--- Start of DATA EXTRACT ---
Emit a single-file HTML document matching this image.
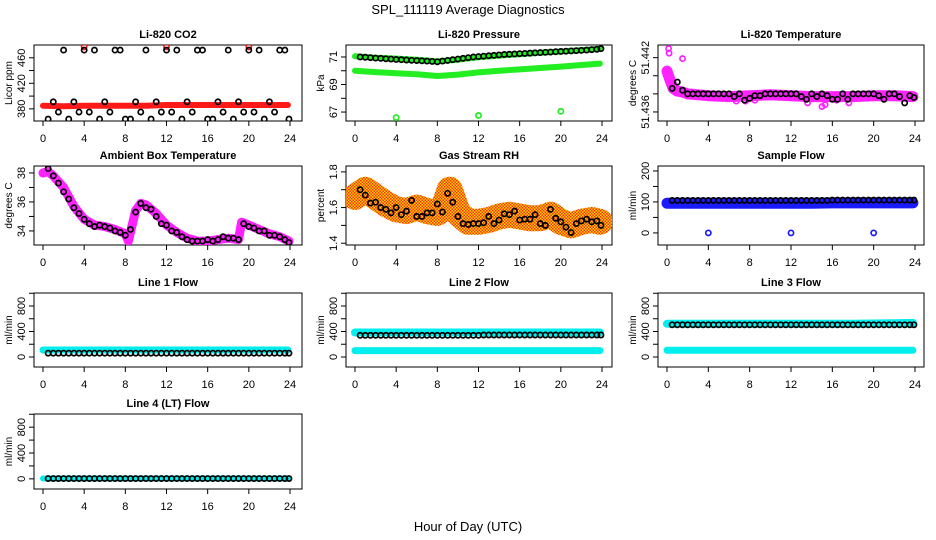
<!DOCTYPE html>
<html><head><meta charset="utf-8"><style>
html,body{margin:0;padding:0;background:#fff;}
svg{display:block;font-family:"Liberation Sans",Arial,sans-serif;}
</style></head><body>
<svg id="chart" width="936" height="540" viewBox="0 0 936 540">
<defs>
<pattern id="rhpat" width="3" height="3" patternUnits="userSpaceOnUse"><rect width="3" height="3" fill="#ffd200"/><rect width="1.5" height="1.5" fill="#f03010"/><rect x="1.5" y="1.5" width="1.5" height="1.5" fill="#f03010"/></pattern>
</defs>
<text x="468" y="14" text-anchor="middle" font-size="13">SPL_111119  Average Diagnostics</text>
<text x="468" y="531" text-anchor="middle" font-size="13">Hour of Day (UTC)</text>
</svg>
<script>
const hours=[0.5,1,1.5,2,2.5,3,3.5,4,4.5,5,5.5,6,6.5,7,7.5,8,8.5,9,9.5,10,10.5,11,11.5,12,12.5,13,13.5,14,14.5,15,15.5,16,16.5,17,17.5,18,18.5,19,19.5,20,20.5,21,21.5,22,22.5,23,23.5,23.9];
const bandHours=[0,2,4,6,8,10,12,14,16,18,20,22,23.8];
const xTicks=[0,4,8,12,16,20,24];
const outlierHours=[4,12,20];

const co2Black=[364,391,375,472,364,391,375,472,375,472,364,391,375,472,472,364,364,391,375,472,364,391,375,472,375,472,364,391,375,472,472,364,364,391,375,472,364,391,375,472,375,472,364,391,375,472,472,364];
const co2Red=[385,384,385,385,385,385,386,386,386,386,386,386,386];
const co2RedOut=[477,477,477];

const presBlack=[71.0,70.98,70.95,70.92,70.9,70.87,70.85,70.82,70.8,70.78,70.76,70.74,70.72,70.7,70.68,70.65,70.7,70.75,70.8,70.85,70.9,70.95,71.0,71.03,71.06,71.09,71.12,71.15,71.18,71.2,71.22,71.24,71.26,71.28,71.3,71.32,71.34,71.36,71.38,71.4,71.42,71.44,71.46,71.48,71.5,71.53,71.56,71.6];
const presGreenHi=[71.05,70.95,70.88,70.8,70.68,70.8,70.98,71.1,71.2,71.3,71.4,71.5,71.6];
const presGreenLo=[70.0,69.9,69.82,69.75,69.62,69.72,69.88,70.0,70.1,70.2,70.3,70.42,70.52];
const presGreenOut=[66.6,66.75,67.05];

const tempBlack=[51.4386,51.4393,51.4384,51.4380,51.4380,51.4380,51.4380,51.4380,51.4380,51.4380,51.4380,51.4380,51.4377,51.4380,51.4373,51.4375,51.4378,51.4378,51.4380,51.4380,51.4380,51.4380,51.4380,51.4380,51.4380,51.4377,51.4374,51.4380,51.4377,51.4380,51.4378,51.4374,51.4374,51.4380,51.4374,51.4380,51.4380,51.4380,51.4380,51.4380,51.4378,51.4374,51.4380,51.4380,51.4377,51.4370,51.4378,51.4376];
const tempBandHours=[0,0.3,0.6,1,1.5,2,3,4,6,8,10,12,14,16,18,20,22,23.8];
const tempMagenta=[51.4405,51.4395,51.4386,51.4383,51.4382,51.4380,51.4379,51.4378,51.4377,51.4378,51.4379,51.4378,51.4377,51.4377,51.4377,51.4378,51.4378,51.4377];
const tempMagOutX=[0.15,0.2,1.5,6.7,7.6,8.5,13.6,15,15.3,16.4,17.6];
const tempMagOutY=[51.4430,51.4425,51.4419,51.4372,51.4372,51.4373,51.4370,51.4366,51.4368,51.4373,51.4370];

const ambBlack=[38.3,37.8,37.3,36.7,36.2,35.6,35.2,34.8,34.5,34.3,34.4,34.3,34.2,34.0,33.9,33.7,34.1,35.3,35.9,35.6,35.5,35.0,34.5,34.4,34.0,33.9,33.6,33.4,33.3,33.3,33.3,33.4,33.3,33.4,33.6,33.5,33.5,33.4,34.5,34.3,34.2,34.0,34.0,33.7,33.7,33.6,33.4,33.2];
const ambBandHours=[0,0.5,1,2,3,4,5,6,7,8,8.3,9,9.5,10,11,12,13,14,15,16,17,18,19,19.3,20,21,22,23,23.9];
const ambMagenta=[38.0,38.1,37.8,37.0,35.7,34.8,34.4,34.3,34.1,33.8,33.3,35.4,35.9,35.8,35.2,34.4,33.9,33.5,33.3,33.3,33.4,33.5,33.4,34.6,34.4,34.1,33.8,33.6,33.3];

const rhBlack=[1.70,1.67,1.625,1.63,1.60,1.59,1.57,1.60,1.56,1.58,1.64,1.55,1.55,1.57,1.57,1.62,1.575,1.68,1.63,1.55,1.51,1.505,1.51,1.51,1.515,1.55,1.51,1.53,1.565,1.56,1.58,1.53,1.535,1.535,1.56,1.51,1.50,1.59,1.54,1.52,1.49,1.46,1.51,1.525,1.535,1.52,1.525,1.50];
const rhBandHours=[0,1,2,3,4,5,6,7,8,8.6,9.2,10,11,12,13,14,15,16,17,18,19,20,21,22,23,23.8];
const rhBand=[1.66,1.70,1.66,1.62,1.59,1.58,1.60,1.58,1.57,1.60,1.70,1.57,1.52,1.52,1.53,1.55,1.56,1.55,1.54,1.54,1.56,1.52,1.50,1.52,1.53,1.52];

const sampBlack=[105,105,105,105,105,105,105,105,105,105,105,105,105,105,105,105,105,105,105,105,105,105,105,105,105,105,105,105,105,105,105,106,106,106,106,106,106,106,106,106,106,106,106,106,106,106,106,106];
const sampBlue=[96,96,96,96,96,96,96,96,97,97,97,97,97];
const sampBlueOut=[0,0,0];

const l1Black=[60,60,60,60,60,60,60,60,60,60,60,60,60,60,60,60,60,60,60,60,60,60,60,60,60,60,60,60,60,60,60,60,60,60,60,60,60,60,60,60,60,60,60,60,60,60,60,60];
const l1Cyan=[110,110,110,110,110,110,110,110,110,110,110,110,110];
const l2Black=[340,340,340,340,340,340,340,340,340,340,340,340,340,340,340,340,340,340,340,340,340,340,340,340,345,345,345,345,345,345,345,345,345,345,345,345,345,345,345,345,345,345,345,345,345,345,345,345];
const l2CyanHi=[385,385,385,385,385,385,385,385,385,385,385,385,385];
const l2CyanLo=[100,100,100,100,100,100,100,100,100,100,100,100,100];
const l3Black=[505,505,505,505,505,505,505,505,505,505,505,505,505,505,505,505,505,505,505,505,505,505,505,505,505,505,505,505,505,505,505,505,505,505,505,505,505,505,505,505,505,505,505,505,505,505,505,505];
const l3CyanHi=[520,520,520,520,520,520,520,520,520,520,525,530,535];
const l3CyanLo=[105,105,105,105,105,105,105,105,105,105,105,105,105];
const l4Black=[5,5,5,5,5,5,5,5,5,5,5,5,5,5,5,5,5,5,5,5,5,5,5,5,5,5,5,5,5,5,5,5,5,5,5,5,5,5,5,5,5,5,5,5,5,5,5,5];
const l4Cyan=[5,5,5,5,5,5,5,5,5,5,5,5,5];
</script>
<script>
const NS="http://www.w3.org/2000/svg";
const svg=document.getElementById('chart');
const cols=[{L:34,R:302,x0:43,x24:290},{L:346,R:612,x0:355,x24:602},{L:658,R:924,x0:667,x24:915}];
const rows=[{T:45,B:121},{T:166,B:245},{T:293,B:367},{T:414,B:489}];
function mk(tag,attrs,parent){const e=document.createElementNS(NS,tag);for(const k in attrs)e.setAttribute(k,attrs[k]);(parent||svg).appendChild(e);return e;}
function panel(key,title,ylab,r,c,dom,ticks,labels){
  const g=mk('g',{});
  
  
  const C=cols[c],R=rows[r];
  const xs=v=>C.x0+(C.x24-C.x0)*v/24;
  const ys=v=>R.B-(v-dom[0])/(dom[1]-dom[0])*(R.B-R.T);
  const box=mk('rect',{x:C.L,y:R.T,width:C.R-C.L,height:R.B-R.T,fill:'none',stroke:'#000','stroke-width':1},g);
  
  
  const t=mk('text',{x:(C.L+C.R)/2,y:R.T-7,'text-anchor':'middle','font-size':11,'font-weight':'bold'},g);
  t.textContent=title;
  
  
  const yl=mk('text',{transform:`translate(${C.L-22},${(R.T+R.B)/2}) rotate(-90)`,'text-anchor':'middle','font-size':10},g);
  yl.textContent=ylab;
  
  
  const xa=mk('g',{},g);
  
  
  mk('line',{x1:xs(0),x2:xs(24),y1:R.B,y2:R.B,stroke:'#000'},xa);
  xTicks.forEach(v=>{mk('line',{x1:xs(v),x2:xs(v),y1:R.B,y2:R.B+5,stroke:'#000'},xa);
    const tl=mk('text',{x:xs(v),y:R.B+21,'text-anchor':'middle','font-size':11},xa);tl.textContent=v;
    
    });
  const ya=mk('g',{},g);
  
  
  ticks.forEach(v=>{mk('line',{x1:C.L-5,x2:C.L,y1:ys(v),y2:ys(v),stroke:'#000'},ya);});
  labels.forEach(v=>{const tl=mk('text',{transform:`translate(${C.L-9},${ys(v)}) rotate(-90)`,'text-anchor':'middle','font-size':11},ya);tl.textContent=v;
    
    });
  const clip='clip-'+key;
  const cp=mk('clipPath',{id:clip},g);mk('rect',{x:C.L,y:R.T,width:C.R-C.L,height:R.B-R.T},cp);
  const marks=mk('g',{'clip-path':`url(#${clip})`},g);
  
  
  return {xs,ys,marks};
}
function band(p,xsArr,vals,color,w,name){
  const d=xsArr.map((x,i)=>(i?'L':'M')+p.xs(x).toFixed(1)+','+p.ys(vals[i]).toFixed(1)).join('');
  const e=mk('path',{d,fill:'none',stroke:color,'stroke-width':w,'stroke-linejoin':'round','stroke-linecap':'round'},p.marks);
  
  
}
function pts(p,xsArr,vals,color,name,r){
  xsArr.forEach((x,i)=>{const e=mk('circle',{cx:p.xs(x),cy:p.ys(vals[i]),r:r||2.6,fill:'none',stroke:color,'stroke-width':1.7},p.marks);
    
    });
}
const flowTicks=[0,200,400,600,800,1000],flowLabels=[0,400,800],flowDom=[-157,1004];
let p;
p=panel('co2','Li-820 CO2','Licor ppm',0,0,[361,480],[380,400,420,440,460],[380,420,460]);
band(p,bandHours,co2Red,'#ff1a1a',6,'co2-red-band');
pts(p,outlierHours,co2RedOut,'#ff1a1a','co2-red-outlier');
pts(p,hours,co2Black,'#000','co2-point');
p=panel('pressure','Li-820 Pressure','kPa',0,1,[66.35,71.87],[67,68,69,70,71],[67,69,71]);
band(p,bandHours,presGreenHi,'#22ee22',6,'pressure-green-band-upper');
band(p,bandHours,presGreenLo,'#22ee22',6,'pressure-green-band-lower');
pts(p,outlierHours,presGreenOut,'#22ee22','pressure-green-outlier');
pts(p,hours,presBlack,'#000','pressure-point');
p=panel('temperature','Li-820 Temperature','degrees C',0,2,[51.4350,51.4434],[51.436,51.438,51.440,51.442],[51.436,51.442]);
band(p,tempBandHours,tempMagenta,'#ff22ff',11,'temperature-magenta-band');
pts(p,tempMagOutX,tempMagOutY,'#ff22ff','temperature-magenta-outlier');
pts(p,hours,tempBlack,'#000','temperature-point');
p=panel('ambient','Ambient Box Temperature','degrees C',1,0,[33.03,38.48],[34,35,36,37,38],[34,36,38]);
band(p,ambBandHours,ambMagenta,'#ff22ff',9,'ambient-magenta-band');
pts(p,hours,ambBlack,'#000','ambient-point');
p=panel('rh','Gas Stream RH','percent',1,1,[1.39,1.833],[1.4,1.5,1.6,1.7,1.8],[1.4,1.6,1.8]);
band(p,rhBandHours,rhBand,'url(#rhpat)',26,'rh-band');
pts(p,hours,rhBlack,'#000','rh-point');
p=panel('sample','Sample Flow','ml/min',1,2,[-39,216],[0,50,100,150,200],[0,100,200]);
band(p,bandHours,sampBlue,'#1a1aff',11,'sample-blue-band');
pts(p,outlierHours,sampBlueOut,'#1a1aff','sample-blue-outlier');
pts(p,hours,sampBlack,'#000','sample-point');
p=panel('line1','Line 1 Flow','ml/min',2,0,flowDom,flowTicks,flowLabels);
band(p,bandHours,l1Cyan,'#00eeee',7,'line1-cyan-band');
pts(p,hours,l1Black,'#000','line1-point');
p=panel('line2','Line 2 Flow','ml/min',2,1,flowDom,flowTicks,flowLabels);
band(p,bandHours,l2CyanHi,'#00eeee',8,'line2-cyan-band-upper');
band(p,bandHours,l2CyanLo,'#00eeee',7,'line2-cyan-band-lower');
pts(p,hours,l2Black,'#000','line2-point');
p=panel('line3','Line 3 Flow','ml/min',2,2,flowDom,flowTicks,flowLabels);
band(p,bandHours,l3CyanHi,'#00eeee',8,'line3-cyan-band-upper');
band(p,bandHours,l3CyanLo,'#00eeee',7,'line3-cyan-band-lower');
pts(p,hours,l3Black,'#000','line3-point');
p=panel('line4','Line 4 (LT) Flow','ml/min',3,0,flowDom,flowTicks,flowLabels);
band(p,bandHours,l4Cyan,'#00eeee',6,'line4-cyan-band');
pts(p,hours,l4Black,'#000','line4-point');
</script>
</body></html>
--- End of DATA EXTRACT ---
--- Start of DATA EXTRACT ---
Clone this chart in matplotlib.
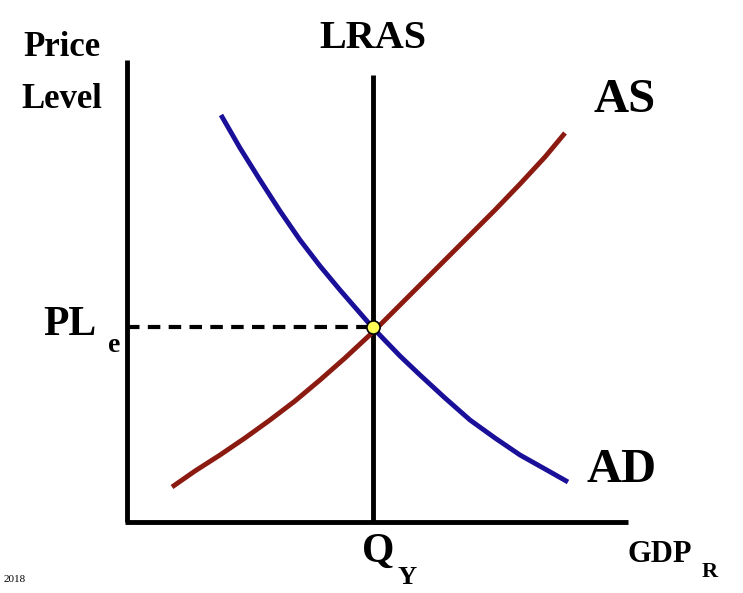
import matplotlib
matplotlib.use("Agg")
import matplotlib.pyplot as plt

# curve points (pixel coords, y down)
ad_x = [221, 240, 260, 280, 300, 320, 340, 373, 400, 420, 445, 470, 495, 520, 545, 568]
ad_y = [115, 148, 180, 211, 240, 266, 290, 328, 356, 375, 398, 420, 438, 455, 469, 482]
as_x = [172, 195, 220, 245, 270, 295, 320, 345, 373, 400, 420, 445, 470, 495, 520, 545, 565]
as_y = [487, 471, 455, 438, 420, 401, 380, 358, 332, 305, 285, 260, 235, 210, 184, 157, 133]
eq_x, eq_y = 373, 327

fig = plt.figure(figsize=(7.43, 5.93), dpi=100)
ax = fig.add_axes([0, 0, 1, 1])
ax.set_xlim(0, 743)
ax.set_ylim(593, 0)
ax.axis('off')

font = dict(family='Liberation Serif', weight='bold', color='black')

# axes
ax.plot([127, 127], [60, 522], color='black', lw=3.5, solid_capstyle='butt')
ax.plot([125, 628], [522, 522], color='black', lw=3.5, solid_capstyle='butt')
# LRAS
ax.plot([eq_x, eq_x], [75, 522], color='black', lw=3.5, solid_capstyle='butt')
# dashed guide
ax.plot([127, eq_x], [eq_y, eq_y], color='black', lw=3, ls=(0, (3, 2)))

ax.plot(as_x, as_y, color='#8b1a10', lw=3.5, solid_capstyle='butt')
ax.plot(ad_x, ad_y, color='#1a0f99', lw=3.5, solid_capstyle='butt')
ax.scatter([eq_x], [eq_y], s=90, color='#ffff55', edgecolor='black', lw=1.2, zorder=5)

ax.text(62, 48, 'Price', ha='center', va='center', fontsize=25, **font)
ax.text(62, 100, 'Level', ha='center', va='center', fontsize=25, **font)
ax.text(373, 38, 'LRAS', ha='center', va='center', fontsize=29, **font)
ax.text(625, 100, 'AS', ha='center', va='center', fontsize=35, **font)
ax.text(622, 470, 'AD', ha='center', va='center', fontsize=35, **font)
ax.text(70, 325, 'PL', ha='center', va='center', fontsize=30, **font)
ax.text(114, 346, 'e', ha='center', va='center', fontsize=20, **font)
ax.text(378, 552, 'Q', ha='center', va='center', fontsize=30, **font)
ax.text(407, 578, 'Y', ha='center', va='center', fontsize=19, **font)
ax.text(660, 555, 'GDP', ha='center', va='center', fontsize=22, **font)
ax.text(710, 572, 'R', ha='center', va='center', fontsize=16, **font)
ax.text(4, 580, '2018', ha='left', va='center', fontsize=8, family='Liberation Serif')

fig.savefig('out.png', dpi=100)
--- End of DATA EXTRACT ---
EXERCISE AIM: Reproduce the lines above starting at the one with "Emit a single-file" and ending at the one with "const outlierHours=[4,12,20];", both included, exactly and with no pictures.

CORRECT ANSWER:
Emit a single-file HTML document matching this image.
<!DOCTYPE html>
<html><head><meta charset="utf-8"><style>
html,body{margin:0;padding:0;background:#fff;}
svg{display:block;font-family:"Liberation Sans",Arial,sans-serif;}
</style></head><body>
<svg id="chart" width="936" height="540" viewBox="0 0 936 540">
<defs>
<pattern id="rhpat" width="3" height="3" patternUnits="userSpaceOnUse"><rect width="3" height="3" fill="#ffd200"/><rect width="1.5" height="1.5" fill="#f03010"/><rect x="1.5" y="1.5" width="1.5" height="1.5" fill="#f03010"/></pattern>
</defs>
<text x="468" y="14" text-anchor="middle" font-size="13">SPL_111119  Average Diagnostics</text>
<text x="468" y="531" text-anchor="middle" font-size="13">Hour of Day (UTC)</text>
</svg>
<script>
const hours=[0.5,1,1.5,2,2.5,3,3.5,4,4.5,5,5.5,6,6.5,7,7.5,8,8.5,9,9.5,10,10.5,11,11.5,12,12.5,13,13.5,14,14.5,15,15.5,16,16.5,17,17.5,18,18.5,19,19.5,20,20.5,21,21.5,22,22.5,23,23.5,23.9];
const bandHours=[0,2,4,6,8,10,12,14,16,18,20,22,23.8];
const xTicks=[0,4,8,12,16,20,24];
const outlierHours=[4,12,20];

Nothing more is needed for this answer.